start EXCERPTED RECORDS
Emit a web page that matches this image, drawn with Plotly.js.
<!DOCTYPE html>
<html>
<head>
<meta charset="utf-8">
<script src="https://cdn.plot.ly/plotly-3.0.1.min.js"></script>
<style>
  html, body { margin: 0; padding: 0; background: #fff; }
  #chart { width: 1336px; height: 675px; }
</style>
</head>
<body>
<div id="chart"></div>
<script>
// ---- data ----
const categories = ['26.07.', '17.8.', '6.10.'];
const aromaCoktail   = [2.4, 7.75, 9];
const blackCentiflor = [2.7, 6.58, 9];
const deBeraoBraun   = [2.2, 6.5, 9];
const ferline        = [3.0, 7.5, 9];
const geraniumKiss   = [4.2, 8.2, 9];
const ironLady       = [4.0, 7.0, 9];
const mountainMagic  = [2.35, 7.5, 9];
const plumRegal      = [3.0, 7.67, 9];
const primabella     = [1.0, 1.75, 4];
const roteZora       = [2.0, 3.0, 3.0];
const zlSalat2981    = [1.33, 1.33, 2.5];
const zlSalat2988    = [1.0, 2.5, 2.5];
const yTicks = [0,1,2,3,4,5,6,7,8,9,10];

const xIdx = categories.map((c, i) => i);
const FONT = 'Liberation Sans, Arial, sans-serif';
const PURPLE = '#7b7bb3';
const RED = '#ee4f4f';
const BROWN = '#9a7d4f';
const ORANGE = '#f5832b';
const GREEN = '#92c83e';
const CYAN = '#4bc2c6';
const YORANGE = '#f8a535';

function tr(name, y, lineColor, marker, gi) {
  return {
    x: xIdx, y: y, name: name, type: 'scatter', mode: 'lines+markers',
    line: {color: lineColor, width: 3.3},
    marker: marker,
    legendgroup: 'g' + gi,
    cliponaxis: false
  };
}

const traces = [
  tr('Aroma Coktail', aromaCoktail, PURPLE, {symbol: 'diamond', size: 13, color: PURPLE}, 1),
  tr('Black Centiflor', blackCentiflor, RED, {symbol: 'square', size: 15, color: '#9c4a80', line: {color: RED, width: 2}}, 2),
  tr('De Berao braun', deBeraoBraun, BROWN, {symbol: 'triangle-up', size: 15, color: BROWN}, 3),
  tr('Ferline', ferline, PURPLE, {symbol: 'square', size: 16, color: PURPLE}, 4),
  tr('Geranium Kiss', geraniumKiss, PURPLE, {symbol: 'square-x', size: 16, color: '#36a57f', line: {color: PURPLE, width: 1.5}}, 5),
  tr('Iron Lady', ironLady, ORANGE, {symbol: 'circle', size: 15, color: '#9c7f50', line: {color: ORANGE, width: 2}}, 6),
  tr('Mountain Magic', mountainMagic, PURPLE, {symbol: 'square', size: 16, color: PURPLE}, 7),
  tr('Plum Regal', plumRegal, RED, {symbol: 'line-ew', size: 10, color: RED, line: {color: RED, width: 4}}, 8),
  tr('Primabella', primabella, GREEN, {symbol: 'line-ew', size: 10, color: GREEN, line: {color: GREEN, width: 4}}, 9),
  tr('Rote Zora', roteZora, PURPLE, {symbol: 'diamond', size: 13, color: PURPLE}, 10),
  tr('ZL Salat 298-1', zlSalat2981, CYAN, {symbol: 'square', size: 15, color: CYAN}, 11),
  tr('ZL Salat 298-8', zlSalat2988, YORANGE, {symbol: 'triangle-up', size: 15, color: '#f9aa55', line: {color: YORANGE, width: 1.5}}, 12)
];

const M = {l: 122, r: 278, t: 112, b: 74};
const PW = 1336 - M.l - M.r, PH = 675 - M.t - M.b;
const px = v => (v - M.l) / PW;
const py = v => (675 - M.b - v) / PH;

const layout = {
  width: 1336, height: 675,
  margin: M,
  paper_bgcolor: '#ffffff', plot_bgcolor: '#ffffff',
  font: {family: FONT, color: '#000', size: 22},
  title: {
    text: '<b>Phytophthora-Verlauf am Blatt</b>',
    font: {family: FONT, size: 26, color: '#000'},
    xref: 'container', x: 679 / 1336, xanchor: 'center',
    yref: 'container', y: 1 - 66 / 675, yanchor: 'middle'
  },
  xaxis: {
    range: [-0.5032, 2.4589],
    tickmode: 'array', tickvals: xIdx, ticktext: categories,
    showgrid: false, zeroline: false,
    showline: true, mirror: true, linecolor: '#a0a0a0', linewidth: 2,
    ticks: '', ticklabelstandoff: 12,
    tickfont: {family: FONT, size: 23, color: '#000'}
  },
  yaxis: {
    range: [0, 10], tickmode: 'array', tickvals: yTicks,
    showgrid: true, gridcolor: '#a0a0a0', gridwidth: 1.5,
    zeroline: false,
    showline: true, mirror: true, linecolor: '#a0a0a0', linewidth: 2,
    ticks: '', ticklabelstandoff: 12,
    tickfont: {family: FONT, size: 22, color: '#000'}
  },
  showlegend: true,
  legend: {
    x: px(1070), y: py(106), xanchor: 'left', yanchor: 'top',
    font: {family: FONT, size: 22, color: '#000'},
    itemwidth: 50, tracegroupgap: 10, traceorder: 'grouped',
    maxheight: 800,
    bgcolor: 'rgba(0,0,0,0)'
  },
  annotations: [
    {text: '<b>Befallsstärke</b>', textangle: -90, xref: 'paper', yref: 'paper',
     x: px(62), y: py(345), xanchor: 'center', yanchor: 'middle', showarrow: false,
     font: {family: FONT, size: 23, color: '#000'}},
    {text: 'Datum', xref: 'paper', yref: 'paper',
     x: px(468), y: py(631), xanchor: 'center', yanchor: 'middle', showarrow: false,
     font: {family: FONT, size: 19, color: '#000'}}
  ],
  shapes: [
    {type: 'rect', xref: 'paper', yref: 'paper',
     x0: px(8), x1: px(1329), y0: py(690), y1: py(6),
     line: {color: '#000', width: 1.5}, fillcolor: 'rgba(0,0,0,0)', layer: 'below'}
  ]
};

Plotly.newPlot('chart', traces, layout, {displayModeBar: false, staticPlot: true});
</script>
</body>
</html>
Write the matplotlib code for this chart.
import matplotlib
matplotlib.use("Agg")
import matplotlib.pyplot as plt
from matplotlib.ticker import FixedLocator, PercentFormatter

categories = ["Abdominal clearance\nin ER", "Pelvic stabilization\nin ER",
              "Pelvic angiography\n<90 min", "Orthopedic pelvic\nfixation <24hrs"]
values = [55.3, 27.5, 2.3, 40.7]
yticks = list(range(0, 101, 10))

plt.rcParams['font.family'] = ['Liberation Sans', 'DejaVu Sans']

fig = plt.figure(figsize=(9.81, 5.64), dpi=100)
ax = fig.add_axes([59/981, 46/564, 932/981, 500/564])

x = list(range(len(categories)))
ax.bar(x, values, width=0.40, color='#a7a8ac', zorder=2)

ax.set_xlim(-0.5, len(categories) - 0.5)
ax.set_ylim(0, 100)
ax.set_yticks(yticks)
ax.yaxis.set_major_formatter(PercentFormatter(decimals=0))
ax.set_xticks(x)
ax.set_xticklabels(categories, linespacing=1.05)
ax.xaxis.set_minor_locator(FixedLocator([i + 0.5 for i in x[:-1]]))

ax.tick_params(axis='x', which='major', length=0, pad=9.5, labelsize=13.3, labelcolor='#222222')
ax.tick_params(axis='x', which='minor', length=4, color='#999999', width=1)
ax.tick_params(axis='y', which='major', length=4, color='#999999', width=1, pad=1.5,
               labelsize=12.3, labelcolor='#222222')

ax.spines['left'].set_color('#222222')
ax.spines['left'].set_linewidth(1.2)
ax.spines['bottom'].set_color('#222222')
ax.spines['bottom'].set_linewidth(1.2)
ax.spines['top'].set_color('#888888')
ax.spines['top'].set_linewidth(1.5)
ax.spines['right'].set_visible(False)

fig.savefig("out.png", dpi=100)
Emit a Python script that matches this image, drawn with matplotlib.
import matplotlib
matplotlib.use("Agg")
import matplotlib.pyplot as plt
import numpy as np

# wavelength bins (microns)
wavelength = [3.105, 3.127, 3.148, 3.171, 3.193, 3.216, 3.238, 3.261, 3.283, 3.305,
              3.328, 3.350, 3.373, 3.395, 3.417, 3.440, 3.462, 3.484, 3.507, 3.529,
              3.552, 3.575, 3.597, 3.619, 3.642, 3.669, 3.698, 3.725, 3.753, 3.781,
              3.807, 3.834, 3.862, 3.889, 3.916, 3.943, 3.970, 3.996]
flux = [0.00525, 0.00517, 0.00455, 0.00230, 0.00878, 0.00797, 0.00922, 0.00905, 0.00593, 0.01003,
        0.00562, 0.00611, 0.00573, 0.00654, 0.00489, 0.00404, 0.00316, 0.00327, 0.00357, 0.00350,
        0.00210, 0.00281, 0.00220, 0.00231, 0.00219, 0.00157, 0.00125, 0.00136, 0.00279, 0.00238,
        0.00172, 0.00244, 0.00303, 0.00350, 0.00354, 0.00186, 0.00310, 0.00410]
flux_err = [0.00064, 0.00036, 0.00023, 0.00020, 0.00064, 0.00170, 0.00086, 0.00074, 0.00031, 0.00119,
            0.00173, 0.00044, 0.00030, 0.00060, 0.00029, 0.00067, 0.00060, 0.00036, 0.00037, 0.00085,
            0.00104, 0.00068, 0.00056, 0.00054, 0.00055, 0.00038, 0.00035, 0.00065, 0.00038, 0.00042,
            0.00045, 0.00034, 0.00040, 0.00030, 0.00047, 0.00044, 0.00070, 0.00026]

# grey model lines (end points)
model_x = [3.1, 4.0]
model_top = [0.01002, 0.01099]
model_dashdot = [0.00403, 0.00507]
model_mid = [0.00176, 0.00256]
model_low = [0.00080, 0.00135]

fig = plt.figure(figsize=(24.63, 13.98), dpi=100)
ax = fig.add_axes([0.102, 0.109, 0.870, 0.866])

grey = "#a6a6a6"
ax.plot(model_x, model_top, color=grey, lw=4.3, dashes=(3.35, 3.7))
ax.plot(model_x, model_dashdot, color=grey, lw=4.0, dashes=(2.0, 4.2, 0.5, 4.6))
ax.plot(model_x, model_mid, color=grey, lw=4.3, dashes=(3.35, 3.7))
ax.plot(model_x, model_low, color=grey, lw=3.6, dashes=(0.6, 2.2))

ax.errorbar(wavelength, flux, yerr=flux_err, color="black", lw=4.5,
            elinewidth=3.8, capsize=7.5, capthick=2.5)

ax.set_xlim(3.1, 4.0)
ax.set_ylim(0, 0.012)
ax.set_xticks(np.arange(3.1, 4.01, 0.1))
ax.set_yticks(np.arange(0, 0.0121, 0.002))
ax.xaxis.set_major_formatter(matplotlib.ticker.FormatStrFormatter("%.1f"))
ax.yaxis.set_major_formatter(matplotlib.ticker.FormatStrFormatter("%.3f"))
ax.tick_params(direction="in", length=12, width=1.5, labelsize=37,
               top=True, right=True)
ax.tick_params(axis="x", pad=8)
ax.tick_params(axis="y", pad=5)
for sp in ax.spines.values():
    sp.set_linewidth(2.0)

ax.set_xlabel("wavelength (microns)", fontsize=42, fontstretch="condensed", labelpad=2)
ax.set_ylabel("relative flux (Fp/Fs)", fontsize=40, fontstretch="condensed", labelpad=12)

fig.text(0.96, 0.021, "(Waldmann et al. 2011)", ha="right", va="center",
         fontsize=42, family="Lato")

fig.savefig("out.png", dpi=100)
end EXCERPTED RECORDS
Within the material above, extract exactly the lines that start at the line containing "Emit a Python" and stop after the line containing "import numpy as np", and only those.

Emit a Python script that matches this image, drawn with matplotlib.
import matplotlib
matplotlib.use("Agg")
import matplotlib.pyplot as plt
import numpy as np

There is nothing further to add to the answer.